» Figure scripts

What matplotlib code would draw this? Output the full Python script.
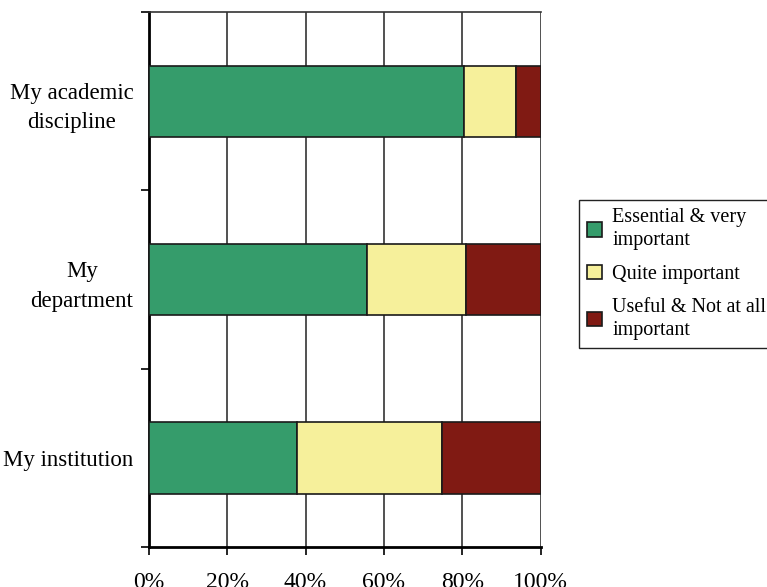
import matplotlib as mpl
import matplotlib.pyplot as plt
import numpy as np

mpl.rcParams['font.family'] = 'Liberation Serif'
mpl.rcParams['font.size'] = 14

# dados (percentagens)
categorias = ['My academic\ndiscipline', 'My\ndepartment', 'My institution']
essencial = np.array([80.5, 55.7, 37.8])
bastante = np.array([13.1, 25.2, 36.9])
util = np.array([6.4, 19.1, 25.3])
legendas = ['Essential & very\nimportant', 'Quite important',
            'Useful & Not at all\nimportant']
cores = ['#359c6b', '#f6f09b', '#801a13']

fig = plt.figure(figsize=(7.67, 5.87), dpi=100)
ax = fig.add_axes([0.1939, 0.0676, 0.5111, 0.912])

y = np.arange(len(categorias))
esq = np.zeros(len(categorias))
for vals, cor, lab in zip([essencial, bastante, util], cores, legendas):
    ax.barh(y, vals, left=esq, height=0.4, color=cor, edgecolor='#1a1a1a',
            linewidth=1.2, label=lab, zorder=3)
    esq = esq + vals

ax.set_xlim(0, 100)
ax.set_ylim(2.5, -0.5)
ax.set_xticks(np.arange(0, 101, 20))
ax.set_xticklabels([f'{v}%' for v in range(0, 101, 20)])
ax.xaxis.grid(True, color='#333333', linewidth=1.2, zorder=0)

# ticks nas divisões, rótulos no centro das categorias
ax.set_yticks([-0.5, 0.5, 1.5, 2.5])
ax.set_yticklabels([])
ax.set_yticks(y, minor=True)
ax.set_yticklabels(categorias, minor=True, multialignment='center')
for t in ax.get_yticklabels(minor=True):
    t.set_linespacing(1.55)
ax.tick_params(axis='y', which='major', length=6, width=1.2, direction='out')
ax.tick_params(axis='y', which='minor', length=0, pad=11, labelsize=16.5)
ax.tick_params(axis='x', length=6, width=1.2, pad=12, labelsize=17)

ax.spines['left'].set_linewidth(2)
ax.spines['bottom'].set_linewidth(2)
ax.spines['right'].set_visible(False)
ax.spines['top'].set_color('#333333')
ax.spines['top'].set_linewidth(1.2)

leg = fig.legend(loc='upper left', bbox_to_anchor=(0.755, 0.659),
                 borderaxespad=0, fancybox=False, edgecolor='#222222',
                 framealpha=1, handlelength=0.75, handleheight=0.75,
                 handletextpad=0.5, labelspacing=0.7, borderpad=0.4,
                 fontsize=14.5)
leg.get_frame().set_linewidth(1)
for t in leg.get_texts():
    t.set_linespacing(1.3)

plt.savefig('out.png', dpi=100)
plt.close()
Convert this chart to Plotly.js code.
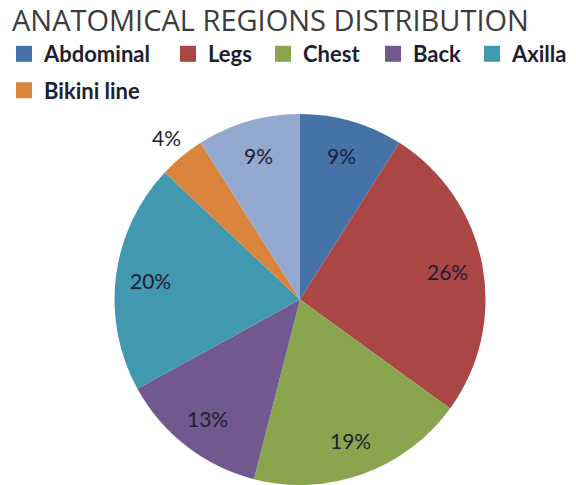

» Task goal
Include the first line of the records, the line containing "ax.spines['top'].set_linewidth(1.2)", and every line between them, repeated exactly. Skip the pictures.

» Full solution
What matplotlib code would draw this? Output the full Python script.
import matplotlib as mpl
import matplotlib.pyplot as plt
import numpy as np

mpl.rcParams['font.family'] = 'Liberation Serif'
mpl.rcParams['font.size'] = 14

# dados (percentagens)
categorias = ['My academic\ndiscipline', 'My\ndepartment', 'My institution']
essencial = np.array([80.5, 55.7, 37.8])
bastante = np.array([13.1, 25.2, 36.9])
util = np.array([6.4, 19.1, 25.3])
legendas = ['Essential & very\nimportant', 'Quite important',
            'Useful & Not at all\nimportant']
cores = ['#359c6b', '#f6f09b', '#801a13']

fig = plt.figure(figsize=(7.67, 5.87), dpi=100)
ax = fig.add_axes([0.1939, 0.0676, 0.5111, 0.912])

y = np.arange(len(categorias))
esq = np.zeros(len(categorias))
for vals, cor, lab in zip([essencial, bastante, util], cores, legendas):
    ax.barh(y, vals, left=esq, height=0.4, color=cor, edgecolor='#1a1a1a',
            linewidth=1.2, label=lab, zorder=3)
    esq = esq + vals

ax.set_xlim(0, 100)
ax.set_ylim(2.5, -0.5)
ax.set_xticks(np.arange(0, 101, 20))
ax.set_xticklabels([f'{v}%' for v in range(0, 101, 20)])
ax.xaxis.grid(True, color='#333333', linewidth=1.2, zorder=0)

# ticks nas divisões, rótulos no centro das categorias
ax.set_yticks([-0.5, 0.5, 1.5, 2.5])
ax.set_yticklabels([])
ax.set_yticks(y, minor=True)
ax.set_yticklabels(categorias, minor=True, multialignment='center')
for t in ax.get_yticklabels(minor=True):
    t.set_linespacing(1.55)
ax.tick_params(axis='y', which='major', length=6, width=1.2, direction='out')
ax.tick_params(axis='y', which='minor', length=0, pad=11, labelsize=16.5)
ax.tick_params(axis='x', length=6, width=1.2, pad=12, labelsize=17)

ax.spines['left'].set_linewidth(2)
ax.spines['bottom'].set_linewidth(2)
ax.spines['right'].set_visible(False)
ax.spines['top'].set_color('#333333')
ax.spines['top'].set_linewidth(1.2)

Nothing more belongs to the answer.